The original speakers of Aramaic, the Arameans, left almost no mark on history, but everybody you know knew them.  They fought with the Akkadians, and had kingdoms near the ancient Israelites.  They were conquered by the Assyrians and Babylonians, and ruled over by their successor states, the great Persian empires.  Mesopotamian conquerors had a habit of scattering newly conquered subjects throughout the empire to prevent rebellion, and Aramaic quickly became the written and spoken lingua franca.

How, though?  How did the wimpiest kids in the empire take over communications?  Well, they had two advantages:  they wrote, and they wrote in cursive.

Ancient civilisations didn’t write very much, some were even against it.  Before Aramaic, the Akkadians & Babylonians used cuneiform, whose wedge-shaped markings are perfect for writing on stone or clay.  But logosyllabic scripts are basically symbols, hundreds of them, whose combination had to be interpreted before the word they symbolised was formed.  Imagine having to teach subjects your unrelated language, but then also the symbols for all your ideas, and how to read combinations of those symbols form each single word of this new language.  

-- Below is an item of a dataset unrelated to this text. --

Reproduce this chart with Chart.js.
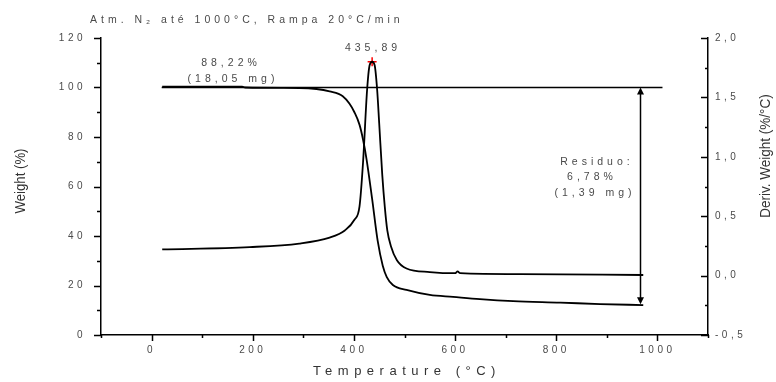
<!DOCTYPE html>
<html>
<head>
<meta charset="utf-8">
<script src="https://cdn.jsdelivr.net/npm/chart.js@4.4.1/dist/chart.umd.min.js"></script>
<style>
    html, body { margin: 0; padding: 0; background: #fff; }
    #tgaChart { display: block; }
</style>
</head>
<body>
<canvas id="tgaChart" width="776" height="382"></canvas>
<script>
// TG curve (weight %, left axis)
const tgTemp = [21, 179, 185, 292, 326, 352, 378, 391, 401, 411, 418, 425, 436, 447, 457, 465, 477, 504, 550, 596, 649, 715, 808, 887, 972];
const tgWeight = [100.3, 100.3, 100.0, 99.8, 99.4, 98.4, 96.5, 93.5, 90.0, 85.0, 79.0, 71.0, 55.0, 38.0, 28.0, 23.4, 20.2, 18.2, 16.2, 15.4, 14.5, 13.7, 13.1, 12.5, 12.1];

// DTG curve (%/°C, right axis)
const dtgTemp = [21, 194, 292, 352, 382, 401, 411, 418, 426, 431, 436, 441, 446, 450, 456, 461, 466, 473, 485, 504, 550, 600, 605, 610, 728, 972];
const dtgValue = [0.22, 0.24, 0.27, 0.32, 0.38, 0.47, 0.58, 0.95, 1.56, 1.77, 1.80, 1.77, 1.56, 1.28, 0.85, 0.58, 0.38, 0.25, 0.13, 0.06, 0.03, 0.02, 0.035, 0.02, 0.012, 0.005];

// horizontal 100 % reference line
const refTemp = [20, 1010];
const refWeight = [100, 100];

// DTG peak marker
const peakTemp = [436];
const peakValue = [1.80];

// residue arrow (temperature, from / to weight)
const arrowTemp = 966;
const arrowFrom = 100;
const arrowTo = 12.4;

const titleText = 'Atm. N\u2082 até 1000°C, Rampa 20°C/min';
const xTitle = 'Temperature (°C)';
const yTitle = 'Weight (%)';
const y1Title = 'Deriv. Weight (%/°C)';

const textColor = '#4a4a4a';
const baseFont = "'Liberation Sans', Arial, sans-serif";

function toPoints(xs, ys) {
    return xs.map((x, i) => ({ x: x, y: ys[i] }));
}

function commaNum(v, digits) {
    return v.toFixed(digits).replace('.', ',');
}

// Draw axis tick marks, titles and annotations
const annotationPlugin = {
    id: 'annotations',
    beforeDraw(chart) {
        chart.ctx.letterSpacing = '3.5px';
    },
    afterDraw(chart) {
        const ctx = chart.ctx;
        const x = chart.scales.x;
        const y = chart.scales.y;
        const y1 = chart.scales.y1;
        const area = chart.chartArea;

        ctx.save();
        ctx.letterSpacing = '0px';
        ctx.strokeStyle = '#000';
        ctx.lineWidth = 1.5;
        ctx.beginPath();
        // bottom ticks (outside)
        x.ticks.forEach(t => {
            const px = Math.round(x.getPixelForValue(t.value)) + 0.5;
            const major = t.value % 200 === 0;
            ctx.moveTo(px, area.bottom);
            ctx.lineTo(px, area.bottom + (major ? 6 : 3));
        });
        // left ticks (outside)
        y.ticks.forEach(t => {
            const py = Math.round(y.getPixelForValue(t.value)) + 0.5;
            const major = t.value % 20 === 0;
            ctx.moveTo(area.left, py);
            ctx.lineTo(area.left - (major ? 7 : 4), py);
        });
        // right ticks (inside)
        y1.ticks.forEach(t => {
            const py = Math.round(y1.getPixelForValue(t.value)) + 0.5;
            const major = Math.abs(Math.round(t.value * 2) - t.value * 2) < 1e-6;
            ctx.moveTo(area.right, py);
            ctx.lineTo(area.right - (major ? 7 : 3), py);
        });
        ctx.stroke();

        // residue arrow
        const ax = Math.round(x.getPixelForValue(arrowTemp)) + 0.5;
        const ayTop = y.getPixelForValue(arrowFrom);
        const ayBot = y.getPixelForValue(arrowTo);
        ctx.beginPath();
        ctx.moveTo(ax, ayTop + 5);
        ctx.lineTo(ax, ayBot - 5);
        ctx.stroke();
        ctx.fillStyle = '#000';
        ctx.beginPath();
        ctx.moveTo(ax, ayTop);
        ctx.lineTo(ax - 3.5, ayTop + 7);
        ctx.lineTo(ax + 3.5, ayTop + 7);
        ctx.closePath();
        ctx.fill();
        ctx.beginPath();
        ctx.moveTo(ax, ayBot);
        ctx.lineTo(ax - 3.5, ayBot - 7);
        ctx.lineTo(ax + 3.5, ayBot - 7);
        ctx.closePath();
        ctx.fill();

        // annotation texts
        ctx.fillStyle = textColor;
        ctx.textBaseline = 'middle';
        ctx.font = '10.5px ' + baseFont;
        ctx.letterSpacing = '4px';
        ctx.textAlign = 'left';
        ctx.fillText(titleText, 90, 20);
        ctx.textAlign = 'center';
        ctx.fillText('88,22%', 231, 63);
        ctx.fillText('(18,05 mg)', 233, 79);
        ctx.fillText('435,89', 373, 48);
        ctx.fillText('Residuo:', 597, 162);
        ctx.fillText('6,78%', 592, 177);
        ctx.fillText('(1,39 mg)', 595, 193);

        // x axis title
        ctx.font = '13px ' + baseFont;
        ctx.letterSpacing = '5.5px';
        ctx.fillStyle = '#333';
        ctx.fillText(xTitle, 407, 371);

        // y axis titles (condensed)
        ctx.letterSpacing = '0px';
        ctx.font = '15px ' + baseFont;
        ctx.save();
        ctx.translate(21, 181);
        ctx.rotate(-Math.PI / 2);
        ctx.scale(0.88, 1);
        ctx.fillText(yTitle, 0, 0);
        ctx.restore();

        ctx.save();
        ctx.translate(766, 156);
        ctx.rotate(-Math.PI / 2);
        ctx.scale(0.9, 1);
        ctx.fillText(y1Title, 0, 0);
        ctx.restore();

        ctx.restore();
    }
};

const lineStyle = {
    borderColor: '#000',
    borderWidth: 1.8,
    pointRadius: 0,
    fill: false,
    showLine: true,
    cubicInterpolationMode: 'monotone'
};

const tickFont = { family: baseFont, size: 10 };

new Chart(document.getElementById('tgaChart'), {
    type: 'scatter',
    data: {
        datasets: [
            { ...lineStyle, label: 'ref', data: toPoints(refTemp, refWeight), yAxisID: 'y', borderWidth: 1.5 },
            { ...lineStyle, label: 'TG', data: toPoints(tgTemp, tgWeight), yAxisID: 'y' },
            { ...lineStyle, label: 'DTG', data: toPoints(dtgTemp, dtgValue), yAxisID: 'y1' },
            {
                label: 'peak',
                data: toPoints(peakTemp, peakValue),
                yAxisID: 'y1',
                showLine: false,
                pointStyle: 'cross',
                pointRadius: 4.5,
                borderColor: '#ff0000',
                borderWidth: 1.5
            }
        ]
    },
    options: {
        responsive: false,
        animation: false,
        layout: { padding: { top: 38, left: 0, right: 0, bottom: 0 } },
        plugins: {
            legend: { display: false },
            tooltip: { enabled: false }
        },
        scales: {
            x: {
                type: 'linear',
                min: -100,
                max: 1100,
                afterFit: scale => { scale.height = 47; },
                grid: { display: false, drawTicks: false, tickLength: 0 },
                border: { display: true, color: '#000', width: 1.5 },
                ticks: {
                    stepSize: 100,
                    padding: 9,
                    maxRotation: 0,
                    autoSkip: false,
                    color: textColor,
                    font: tickFont,
                    callback: v => (v % 200 === 0 && v >= 0 && v <= 1000) ? String(v) : ''
                }
            },
            y: {
                position: 'left',
                min: 0,
                max: 120,
                afterFit: scale => { scale.width = 101; },
                grid: { display: false, drawTicks: false, tickLength: 0 },
                border: { display: true, color: '#000', width: 1.5 },
                ticks: {
                    stepSize: 10,
                    padding: 15,
                    autoSkip: false,
                    color: textColor,
                    font: tickFont,
                    callback: v => v % 20 === 0 ? String(v) : ''
                }
            },
            y1: {
                position: 'right',
                min: -0.5,
                max: 2.0,
                afterFit: scale => { scale.width = 68; },
                grid: { display: false, drawTicks: false, tickLength: 0 },
                border: { display: true, color: '#000', width: 1.5 },
                ticks: {
                    stepSize: 0.25,
                    padding: 7,
                    autoSkip: false,
                    color: textColor,
                    font: tickFont,
                    callback: v => Math.abs(Math.round(v * 2) - v * 2) < 1e-6 ? commaNum(v, 1) : ''
                }
            }
        }
    },
    plugins: [annotationPlugin]
});
</script>
</body>
</html>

Growing empires need to announce laws, record taxes & communicate across vast distances.  Cuneiform wasn’t going to allow that.  In addition, in most provinces, the ruling people were a minority, if present at all.  The widely dispersed Arameans were not, and they had an easy-to-read script, because like the Roman alphabet, Aramaic is phonetic.  Just sound out the word, not decode it.  The Arameans became the only ancient middlemen:  everybody learned their language so they could communicate with everybody else, aloud and on paper.  Theirs was the official language of successive empires from 1300 B.C. to the 7th century.

Globalisation

All of this only set the stage for Aramaic’s global prominence.  Its easy legibility and imperial status made it one of the most valuable commodities on the Silk Road, which despite its name was a vast land and sea network.  

Communication was key both within and between cultures in a dynamic system where information was exchanged as much as goods.  Thus it swept over the steppes, scaled the Himalayas, master of beast and ship, from caravanserai to castle and port to palace.  The Israelites exiled throughout Babylon adapted it, and eventually derived the square Hebrew script in use today, and formerly as far afield as Andalusian Spain.  Many more of the Jews of Jesus’ time spoke and read Aramaic than Hebrew, and so with his other followers.  Arabs also adapted the Aramaic alphabet to form their own, and after the advent of Islam, it became the script of conqueror and convert alike, even beyond where Arabic was ever a lingua franca.

In Central Asia, its adaptation spread eastward from Iranic language to Turkic, eventually reaching Mongolia and eventually Manchuria on modern China’s Pacific coast.  All along the way changes were on the way, so that by the time we find the Mongol alphabet we are no longer reading from right to left, but from top to bottom!

That’s Jesus, Cyrus and Genghis right there, all using Aramaic in their own way.  By now, some uses of Aramaic-based scripts have been replaced by the Roman or Cyrillic alphabet, as the story of colonisation only changes actors, but never ends.  The Roman and Cyrillic alphabets, like Aramaic itself, all trace back to the Phoenician alphabet, and therefore, ultimately, to Egyptian hieroglyphics.